### Problem statement
The line containing "9), (-21, 10)]" marks the end: extract everything from the first line of the data through that line, exactly, with no pictures.

### Recorded data
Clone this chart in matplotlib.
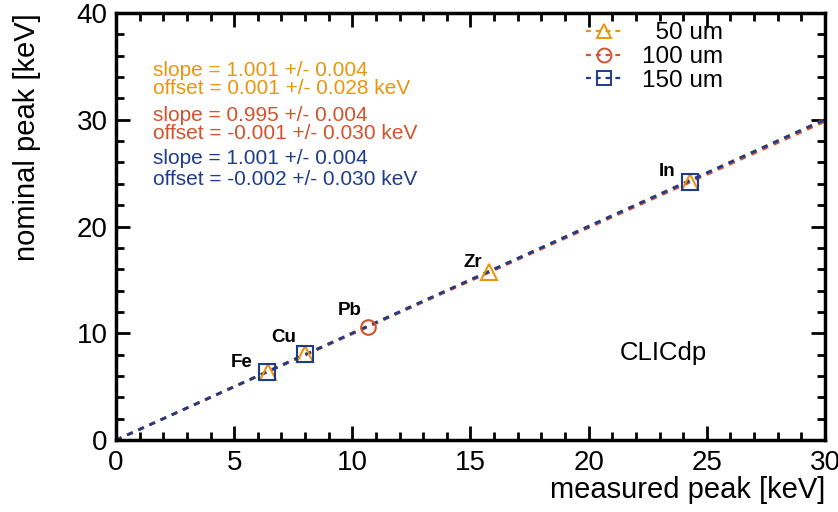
import numpy as np
import matplotlib
matplotlib.use("Agg")
import matplotlib.pyplot as plt
from matplotlib.ticker import MultipleLocator

plt.rcParams['font.family'] = ['Liberation Sans', 'DejaVu Sans']

# data
labels_50 = ["Fe", "Cu", "Zr", "In"]
meas_50 = [6.45, 8.0, 15.8, 24.3]
nom_50 = [6.40, 8.05, 15.77, 24.21]

labels_100 = ["Pb"]
meas_100 = [10.65]
nom_100 = [10.55]

labels_150 = ["Fe", "Cu", "In"]
meas_150 = [6.4, 8.0, 24.3]
nom_150 = [6.40, 8.05, 24.21]

fits = {
    "50 um": (1.001, 0.004, 0.001, 0.028),
    "100 um": (0.995, 0.004, -0.001, 0.030),
    "150 um": (1.001, 0.004, -0.002, 0.030),
}
legend_labels = ["\u200750 um", "100 um", "150 um"]

element_labels = ["Fe", "Cu", "Pb", "Zr", "In"]
element_x = [6.4, 8.05, 10.6, 15.8, 24.2]
label_offsets = [(-26, 9), (-23, 17), (-17, 16), (-17, 9), (-21, 10)]

c_orange = "#E8960F"
c_red = "#D4512B"
c_blue = "#1E3C8E"

fig = plt.figure(figsize=(8.38, 5.12), dpi=100)
ax = fig.add_axes([0.1384, 0.1406, 0.846, 0.834])

xx = np.array([0, 30])
series = [
    ("50 um", meas_50, nom_50, c_orange, "^", 12),
    ("100 um", meas_100, nom_100, c_red, "o", 10.5),
    ("150 um", meas_150, nom_150, c_blue, "s", 12),
]
handles = []
for (name, mx, ny, col, mk, ms), lab in zip(series, legend_labels):
    sl, _, off, _ = fits[name]
    ax.plot(xx, sl * xx + off, color=col, lw=2.0, ls=(0, (2.2, 2.2)), zorder=2)
    ax.plot(mx, ny, ls="none", marker=mk, ms=ms, mfc="none", mec=col, mew=1.5, zorder=3)
    h, = ax.plot([], [], color=col, lw=1.6, ls=(0, (2.2, 2.2)), marker=mk, ms=10,
                 mfc="none", mec=col, mew=1.4, label=lab)
    handles.append(h)

for lab, x, (dx, dy) in zip(element_labels, element_x, label_offsets):
    ax.annotate(lab, (x, x), xytext=(dx * 0.72, dy * 0.72), textcoords="offset points",
                ha="center", va="center", fontsize=13.5, fontweight="bold")

leg = ax.legend(handles=handles, loc="upper right", bbox_to_anchor=(0.856, 0.978),
                frameon=False, fontsize=17.5, handlelength=1.5, handletextpad=0.8,
                labelspacing=0.07, borderpad=0, borderaxespad=0)

ty = [0.8665, 0.824, 0.759, 0.717, 0.660, 0.609]
cols = [c_orange, c_orange, c_red, c_red, c_blue, c_blue]
texts = []
for name in ["50 um", "100 um", "150 um"]:
    sl, esl, off, eoff = fits[name]
    texts.append(f"slope = {sl:.3f} +/- {esl:.3f}")
    texts.append(f"offset = {off:.3f} +/- {eoff:.3f} keV")
for t, y, c in zip(texts, ty, cols):
    ax.text(0.052, y, t, transform=ax.transAxes, color=c, fontsize=15, va="center")

ax.text(0.711, 0.204, "CLICdp", transform=ax.transAxes, fontsize=18.5, va="center")

ax.set_xlim(0, 30)
ax.set_ylim(0, 40)
ax.xaxis.set_major_locator(MultipleLocator(5))
ax.xaxis.set_minor_locator(MultipleLocator(1))
ax.yaxis.set_major_locator(MultipleLocator(10))
ax.yaxis.set_minor_locator(MultipleLocator(2))
ax.tick_params(which="both", direction="in", top=True, right=True, width=2, labelsize=20)
ax.tick_params(which="major", length=10)
ax.tick_params(which="minor", length=5.5)
ax.tick_params(axis="x", pad=7)
ax.tick_params(axis="y", pad=6)
for sp in ax.spines.values():
    sp.set_linewidth(2.5)

ax.set_xlabel("measured peak [keV]", fontsize=21, loc="right", labelpad=0)
ax.set_ylabel("nominal peak [keV]", fontsize=21, loc="top", labelpad=26)

fig.savefig("out.png", dpi=100)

### Exercise result
Clone this chart in matplotlib.
import numpy as np
import matplotlib
matplotlib.use("Agg")
import matplotlib.pyplot as plt
from matplotlib.ticker import MultipleLocator

plt.rcParams['font.family'] = ['Liberation Sans', 'DejaVu Sans']

# data
labels_50 = ["Fe", "Cu", "Zr", "In"]
meas_50 = [6.45, 8.0, 15.8, 24.3]
nom_50 = [6.40, 8.05, 15.77, 24.21]

labels_100 = ["Pb"]
meas_100 = [10.65]
nom_100 = [10.55]

labels_150 = ["Fe", "Cu", "In"]
meas_150 = [6.4, 8.0, 24.3]
nom_150 = [6.40, 8.05, 24.21]

fits = {
    "50 um": (1.001, 0.004, 0.001, 0.028),
    "100 um": (0.995, 0.004, -0.001, 0.030),
    "150 um": (1.001, 0.004, -0.002, 0.030),
}
legend_labels = ["\u200750 um", "100 um", "150 um"]

element_labels = ["Fe", "Cu", "Pb", "Zr", "In"]
element_x = [6.4, 8.05, 10.6, 15.8, 24.2]
label_offsets = [(-26, 9), (-23, 17), (-17, 16), (-17, 9), (-21, 10)]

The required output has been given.